Вчера похоронили Лизу… умерла от чахотки. Упокой, Боже, её душу! Последний раз я её видела в марте, и тогда уже видно было, что не долго ей жить, что она уже “не от мира сего”, так странно говорила и смотрела, — рука, как палочка, самая тоненькая. Лиза, Лиза! И умерла-то ты среди казёнщины, и никого близких при тебе не было. Говорят, что её хорошо похоронили наши, много плакали; это не мудрено: хорошая, славная была она. Досадно, что я не была на похоронах, и даже не знала, когда она умерла! Надо как-нибудь летом собраться на кладбище, узнать, где она похоронена. Вот, мы на земле остались и экзамены держим, а Лиза то ведь где теперь? Теперь она знает всё, всё, что на земле делается; ведь она жива, да только не здесь.

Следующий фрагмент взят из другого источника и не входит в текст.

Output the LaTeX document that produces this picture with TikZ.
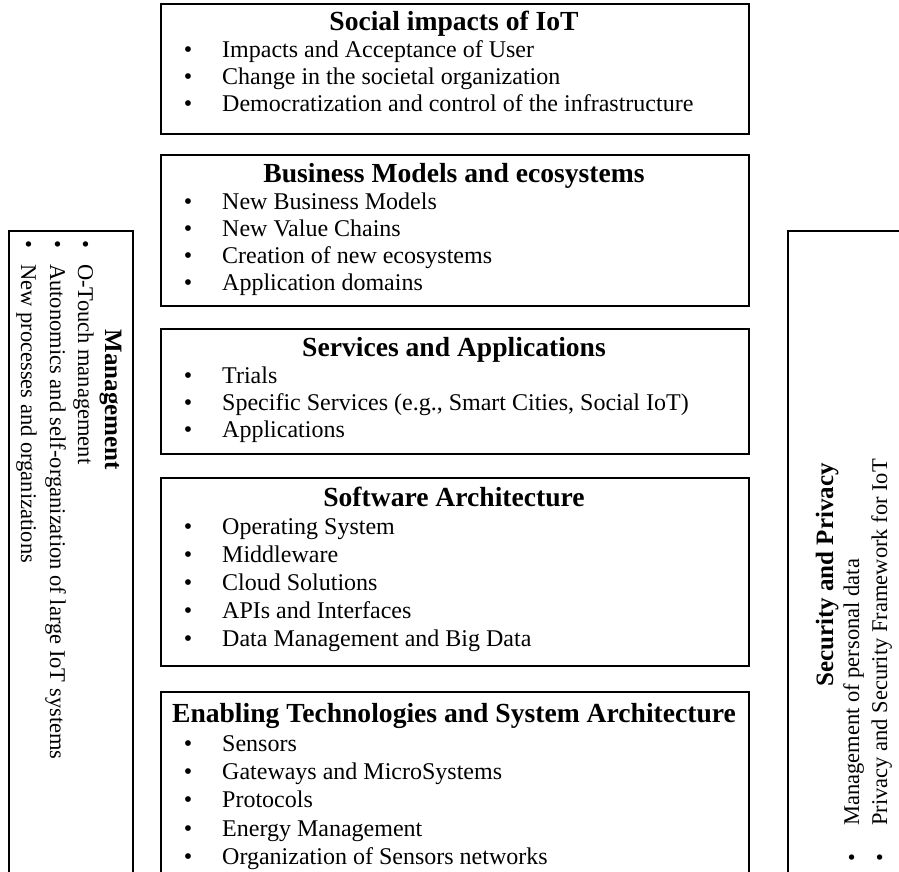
\documentclass[tikz,border=0pt]{standalone}
\usepackage{fontspec}
\setmainfont{Liberation Serif}
\begin{document}
\begin{tikzpicture}[x=1pt,y=-1pt]
\tikzset{
  panel/.style={draw=black, line width=1.8pt, anchor=north west, inner sep=0pt},
  ttl/.style={font=\fontsize{27.6}{32}\selectfont\bfseries, anchor=base, inner sep=0pt},
  itm/.style={font=\fontsize{24}{28}\selectfont, anchor=base west, inner sep=0pt},
  dot/.style={font=\fontsize{24}{28}\selectfont, anchor=base, inner sep=0pt},
  sidettl/.style={font=\fontsize{25}{30}\selectfont\bfseries, anchor=base, inner sep=0pt},
  sideitm/.style={font=\fontsize{22.5}{27}\selectfont, anchor=base west, inner sep=0pt},
  sidedot/.style={font=\fontsize{22.5}{27}\selectfont, anchor=base, inner sep=0pt},
}
\path[use as bounding box] (0,0) rectangle (899,872);
\clip (0,0) rectangle (899,872);

% stacked layers
\node[panel, minimum width=588pt, minimum height=130pt] (social) at (160,3) {};
\node[panel, minimum width=588pt, minimum height=151pt] (business) at (160,154) {};
\node[panel, minimum width=588pt, minimum height=125pt] (services) at (160,328) {};
\node[panel, minimum width=588pt, minimum height=188pt] (software) at (160,477) {};
\node[panel, minimum width=588pt, minimum height=200pt] (enabling) at (160,691) {};

% side columns
\node[panel, minimum width=124pt, minimum height=660pt] (mgmt) at (8,230) {};
\node[panel, minimum width=130pt, minimum height=660pt] (secu) at (787,230) {};

% Social impacts
\node[ttl] (socialT) at (454,31) {Social impacts of IoT};
\foreach \t [count=\i] in {Impacts and Acceptance of User, Change in the societal organization, Democratization and control of the infrastructure} {
  \node[dot] (socialB\i) at (188,31+27*\i) {•};
  \node[itm] (socialI\i) at (222,31+27*\i) {\t};
}

% Business models
\node[ttl] (businessT) at (454,182) {Business Models and ecosystems};
\foreach \t [count=\i] in {New Business Models, New Value Chains, Creation of new ecosystems, Application domains} {
  \node[dot] (businessB\i) at (188,182+27*\i) {•};
  \node[itm] (businessI\i) at (222,182+27*\i) {\t};
}

% Services
\node[ttl] (servicesT) at (454,356) {Services and Applications};
\foreach \t [count=\i] in {Trials, {Specific Services (e.g., Smart Cities, Social IoT)}, Applications} {
  \node[dot] (servicesB\i) at (188,356+27*\i) {•};
  \node[itm] (servicesI\i) at (222,356+27*\i) {\t};
}

% Software architecture
\node[ttl] (softwareT) at (454,506) {Software Architecture};
\foreach \t [count=\i] in {Operating System, Middleware, Cloud Solutions, APIs and Interfaces, Data Management and Big Data} {
  \node[dot] (softwareB\i) at (188,506+28*\i) {•};
  \node[itm] (softwareI\i) at (222,506+28*\i) {\t};
}

% Enabling technologies
\node[ttl] (enablingT) at (454,722) {Enabling Technologies and System Architecture};
\foreach \t [count=\i] in {Sensors, Gateways and MicroSystems, Protocols, Energy Management, Organization of Sensors networks} {
  \node[dot] (enablingB\i) at (188,723+28.3*\i) {•};
  \node[itm] (enablingI\i) at (222,723+28.3*\i) {\t};
}

% Management column, read top to bottom
\node[sidettl, rotate=-90] (mgmtT) at (105,400) {Management};
\foreach \t/\x [count=\i] in {O-Touch management/78, Autonomics and self-organization of large IoT systems/50, New processes and organizations/21} {
  \node[sidedot, rotate=-90] (mgmtB\i) at (\x,244) {•};
  \node[sideitm, rotate=-90] (mgmtI\i) at (\x,264) {\t};
}

% Security column, read bottom to top
\node[sidettl, rotate=90] (secuT) at (833,575) {Security and Privacy};
\foreach \t/\x [count=\i] in {Management of personal data/859, Privacy and Security Framework for IoT/887} {
  \node[sidedot, rotate=90] (secuB\i) at (\x,858) {•};
  \node[sideitm, rotate=90] (secuI\i) at (\x,826) {\t};
}
\end{tikzpicture}
\end{document}
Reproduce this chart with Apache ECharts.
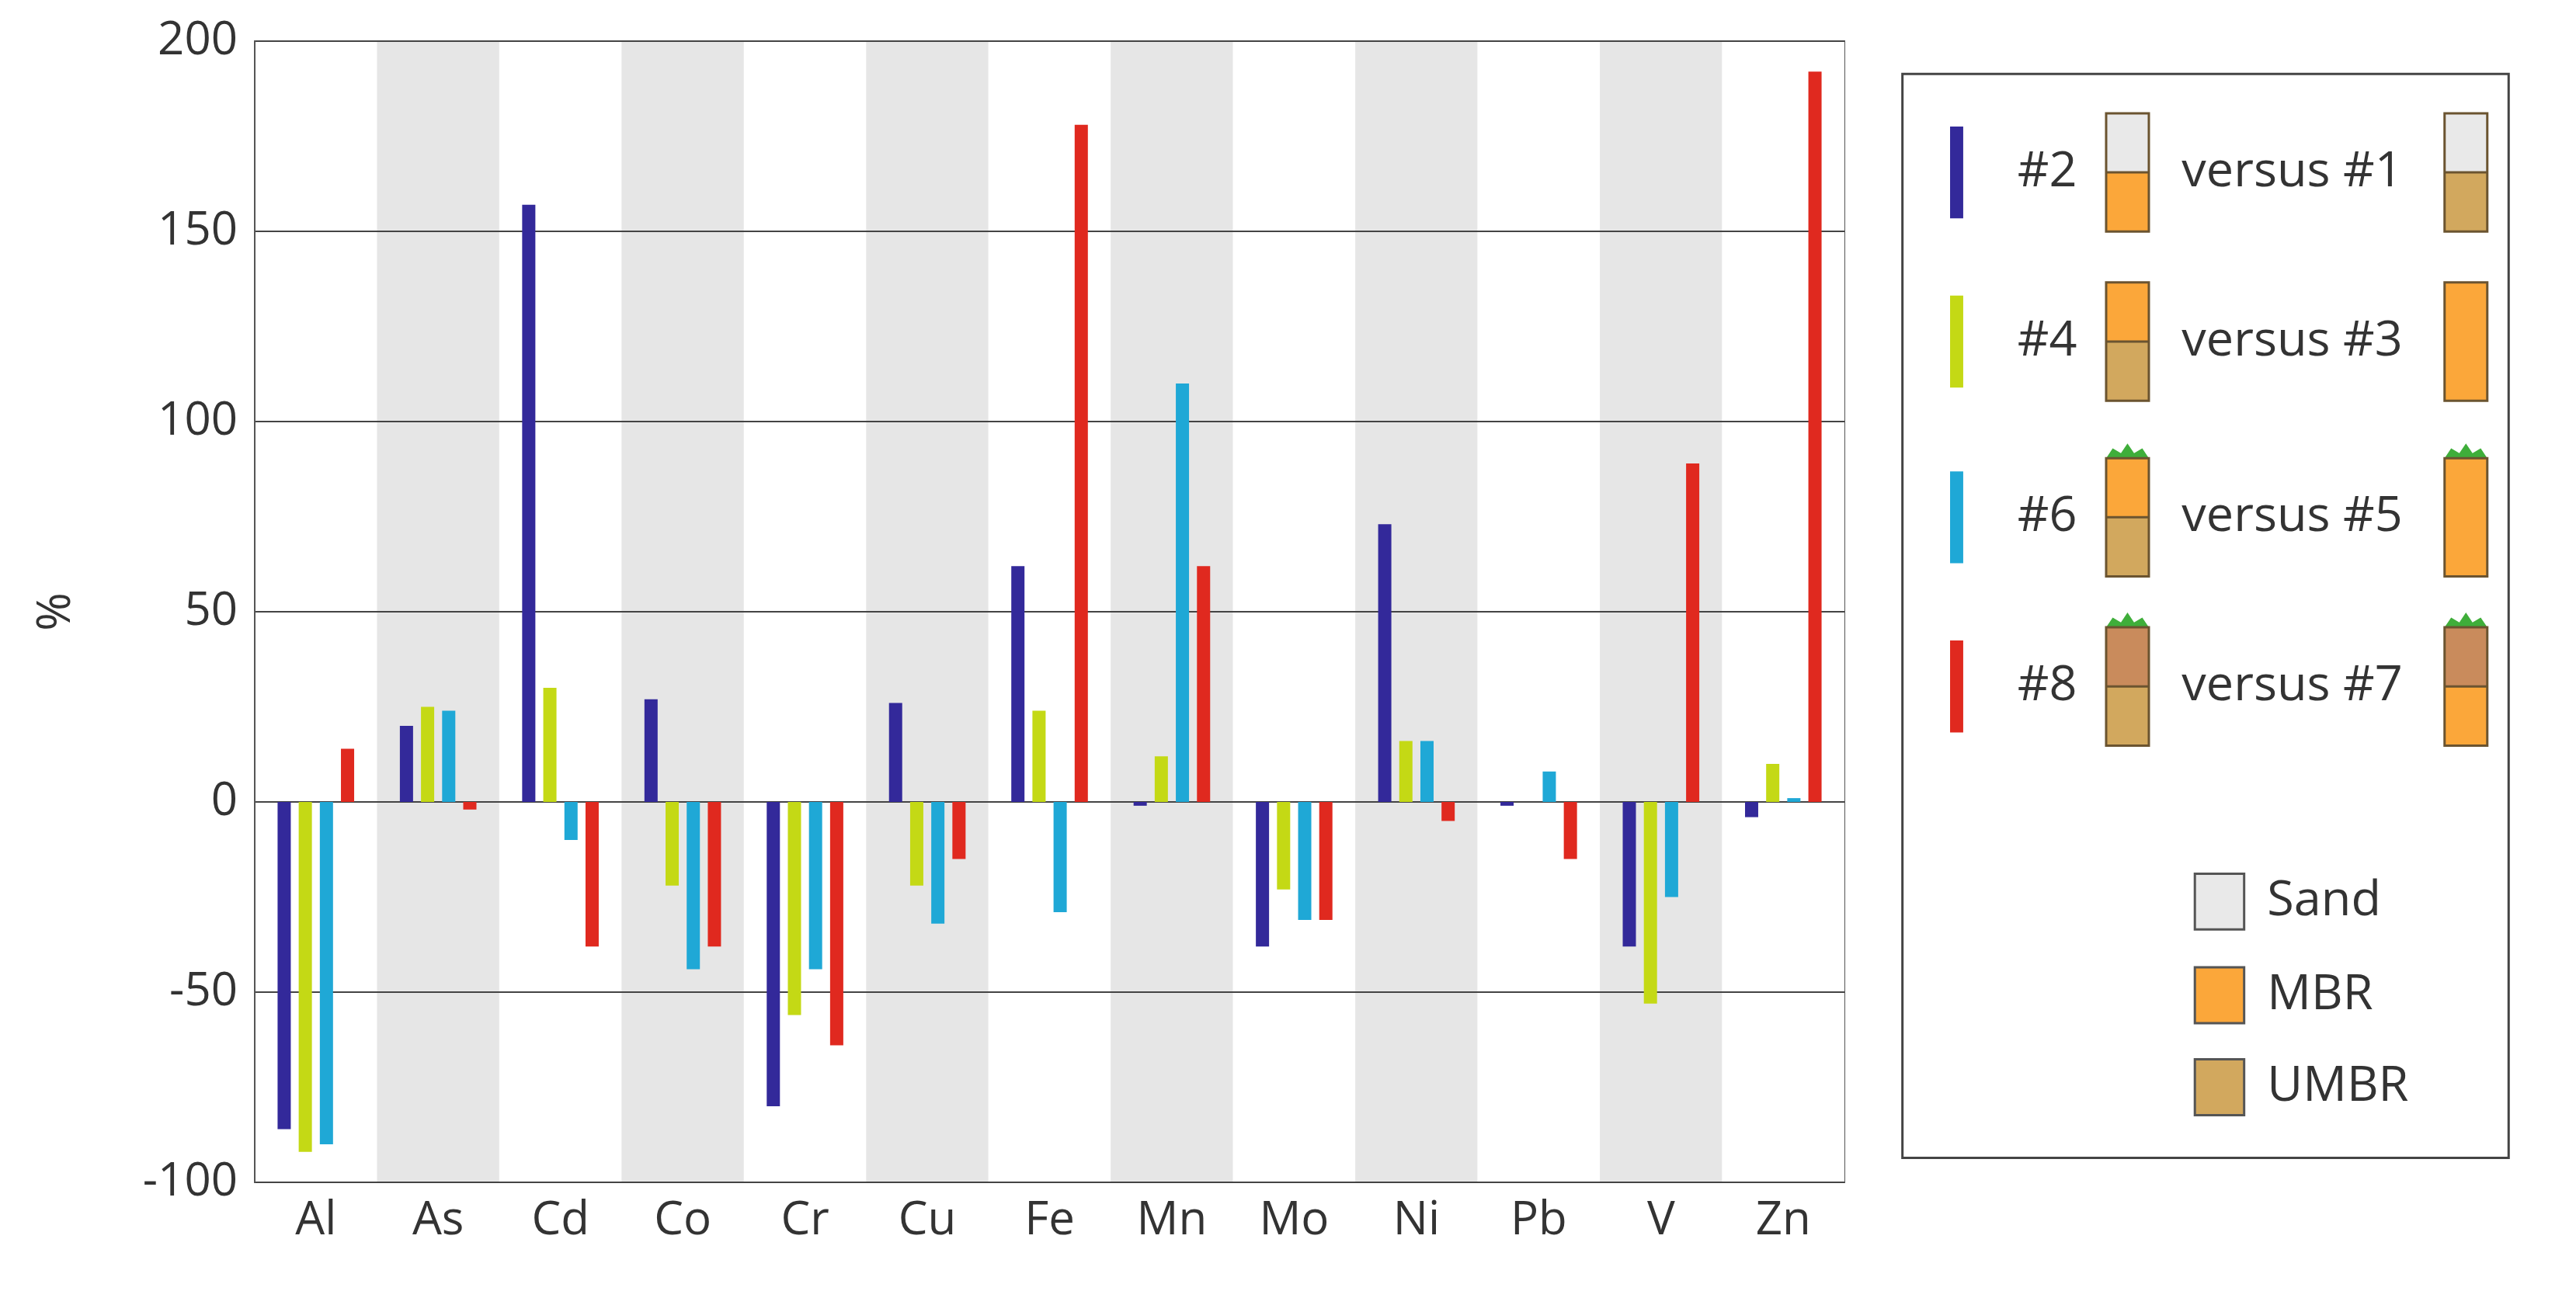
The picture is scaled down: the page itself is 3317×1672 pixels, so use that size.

Я себе смерть так объясняю: живёт человек, думает, говорит, все его действия мы видим; умер человек, т. е. вылетела от него душа — и тело не движется, лежит. А душа то ведь всё та же. То, что мы называем “я” всегда будет живо и никогда не умрёт; “я” это не эгоистическое выражение; по-моему, “я” это — сама душа, одушевляющая тело. Когда мы повторяем “я” несколько раз кряду и смотрим и тоже время на руки, ноги, плечи, — мы чувствуем, что не это, не это наше составляет “я”, а что-то такое внутри нас, и что “я” только заключается в этой оболочке. Посредством “я” мы чувствуем, ходим, говорим, словом, — проделываем всё то, что проделывают и все люди; но нет “я” — и мы ничего не можем сделать! Посредством “я” совершается всё лучшее и всё худшее в мире: “я” властвует над другими, “я” разрушает царства, города, истребляет народы. И вот, смерть извлекает “я” из тела, и какие бы великие дела ни творило бы “я”, — всётаки тело его беспомощно, и оно уже не может действовать без “я”, а это “я” отдает отчёт Богу о своих делах и поступках. “Я”, живое, вечное из вечных, живущее частью на земле — в теле, а частью в небе, — освобождённое от тела, часто приводит меня в ужас “Я, я, я”, до бесконечности живущее!